The phot caption says that its not often you see an Alessi. I do, every day.
 
Yep, that's me, on a regular shopping trip to Sainsbury's at Stratton, Swindon, just off the A419/A420 junction. It looks lovely in a photo. That hides the fact that it is dirty, faded by UV, so needs a good wash and polish. Poor thing.

The phot caption says that its not often you see an Alessi. I do, every day.

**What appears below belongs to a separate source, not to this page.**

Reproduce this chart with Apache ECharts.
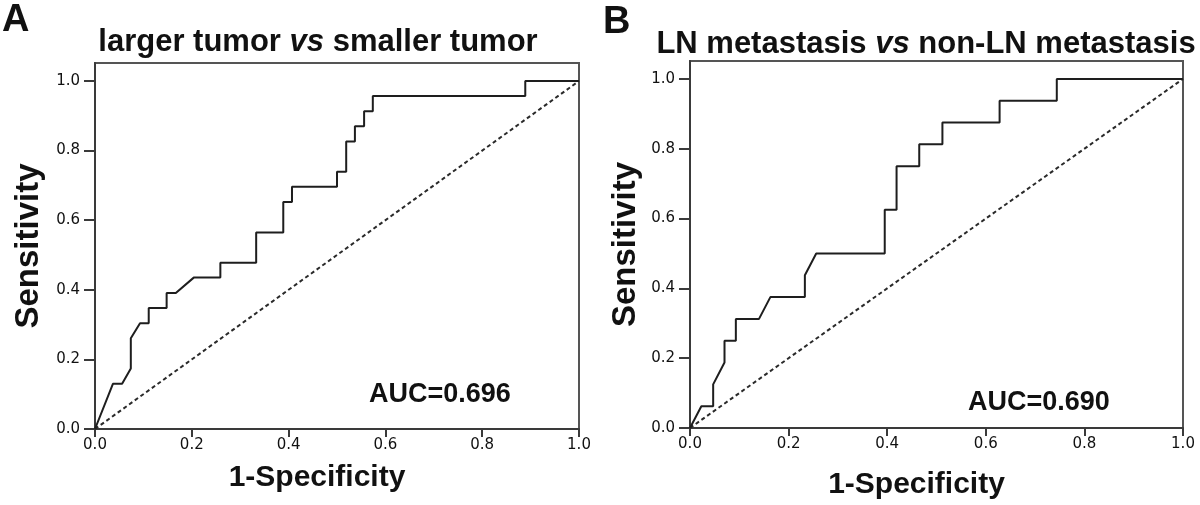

I could publish my Alesi Gallery. Its all you in that car park! Id have to dub out the plates first..
 
Finally managed to clean Pablo / Peaniut and get some cermaic on it. Its clear this car was not given much love from teh condition of the wiper arms. The seller did a brilliant job on celaning it and I am sure its been machine polished. I do find this does the paint no favours takimng away the hard skin. So cermaic coating after is vital to ensure the benefit is not in fact a moving nightmare. I need to put another 5 coats on and I will be happy but it already look healthier. Im still pleased with the car but need to add a new oil filter to,its clean oil.... I will probably just change it again when daughters done 5K or so and do a full service and brake check plus brake fluid. The whole car is in great condition and should give us a few years trouble free apart from the exhaust which I need to watch. I am going to have the other car converted to the fron silencer arrangement when its system is replacedas its so much smoother. That one has a loose baffle in the back box which spoils the experience soemwhat but otherwise the exhaust looks good for some time yet. It will be 10 years old in a few months which aint bad for its original exhaust. Its still on the same brakes too. I dont think mine will last that long. I may change the brake shoes on the 10 year one as a precaution. No delamination wanted here!
 
You stalked me, taking multiple pictures? I feel violated. :ROFLMAO:
I bet the pics look better than reality.
I'll digem out and PM you some time. With my white Panda its immaculate but the pics dont show this so well. We are sliding there as the dog has been allowed in and we are off to Northumberland with him in a while. After a week in there it will no longer look new. I shall also put the winter tyres back on as we will be going to Lindisfarne.